Nice State Of The Union, Shame About The ‘Clean Coal’

On the extremely cute end of the cuteness spectrum, in Wednesday’s State of the Union Address, was the moment when Obama interrupted his rolling-up-the-sleeves-on-healthcare moment, looked up from his podium to where Michelle was sitting, called the nation’s attention to his wife’s campaign to end childhood obesity, smiled at her stoic response, and said “she gets embarrassed.” On the extremely not cute end of the cuteness spectrum was the moment when Obama yet again snuck ‘clean coal’ onto the list of clean energy technologies we need to build up in the states this year:

“But to create more of these clean energy jobs, we need more production, more efficiency, more incentives.  And that means building a new generation of safe, clean nuclear power plants in this country.  (Applause.)  It means making tough decisions about opening new offshore areas for oil and gas development.  (Applause.)  It means continued investment in advanced biofuels and clean coal technologies.  (Applause.)  And, yes, it means passing a comprehensive energy and climate bill with incentives that will finally make clean energy the profitable kind of energy in America.  (Applause.)”

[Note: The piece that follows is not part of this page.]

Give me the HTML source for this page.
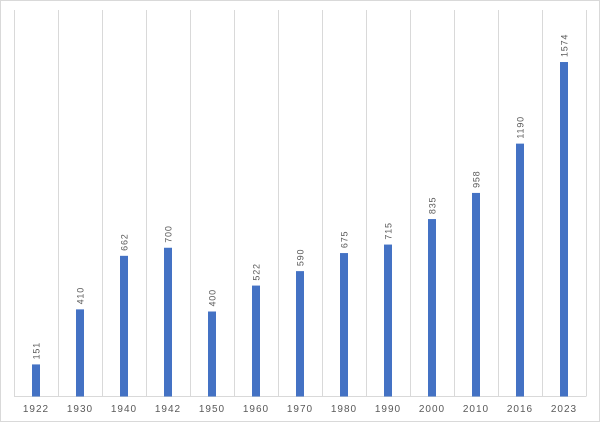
<!DOCTYPE html><html><head><style>body{margin:0;background:#fff}</style></head><body>
<svg width="600" height="422" xmlns="http://www.w3.org/2000/svg" font-family="Liberation Sans, sans-serif">
<rect x="0.5" y="0.5" width="599" height="421" fill="#fff" stroke="#d9d9d9"/>
<g id="g"></g>
</svg>
<script>
const d=[["1922",151],["1930",410],["1940",662],["1942",700],["1950",400],["1960",522],["1970",590],["1980",675],["1990",715],["2000",835],["2010",958],["2016",1190],["2023",1574]];
let s='';const L=14,W=44,B=396.5,k=0.2125;
for(let i=0;i<=13;i++){const x=L+i*W+0.5;if(i>0&&i<13)s+=`<line x1="${x}" y1="10" x2="${x}" y2="${B}" stroke="#d9d9d9"/>`;if(i==0||i==13)s+=`<line x1="${x}" y1="10" x2="${x}" y2="${B}" stroke="#d9d9d9"/>`;}
s+=`<line x1="${L}" y1="${B}" x2="${L+13*W}" y2="${B}" stroke="#d9d9d9"/>`;
d.forEach(([l,v],i)=>{const c=L+i*W+W/2,h=v*k;s+=`<rect x="${c-4}" y="${B-h}" width="8" height="${h}" fill="#4472C4"/>`;
s+=`<text x="${c}" y="412" font-size="10" fill="#595959" text-anchor="middle" letter-spacing="1">${l}</text>`;
s+=`<text transform="translate(${c+3.5},${B-h-5}) rotate(-90)" font-size="9" fill="#595959" letter-spacing="0.8">${v}</text>`;});
document.getElementById('g').innerHTML=s;
</script>
</body></html>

Applause for nuclear, biofuels, offshore drilling, and clean coal?  To borrow the big man’s words, if I may, “let’s clear a few things up”:

Clean coal is not clean. There is nothing clean about coal of any kind, at all. Coal ‘cleaning’ methods like carbon capture and storage – capturing greenhouse gas emissions from coal plants and storing them underground to keep them out of the atmosphere – are better than nothing, and could help curb climate change, but they will never make coal clean. The coal industry, regardless of how expertly its greenhouse gas emissions are boxed up and stored away, will always destroy mountains in the Southeast (and the ecosystems they house), while continuing to release the lion’s share of the mercury currently poisoning our oceans, our fish stocks, and our bodies.

Grist’s Umbra Fisk asked it best: “Should we spend money and time researching and developing technology to make coal less awful? Or is this a stupid misdirection of human capital, better spent on solar, wind, hydro, ocean power, and conservation?”

How long will we put off solving the big problems hampering our country’s economic and social development, Obama asked the nation on Wednesday. How long, indeed. If climate change and the destruction of ecosystems is a gaping wound, ‘clean’ coal technologies are mere Band-Aids.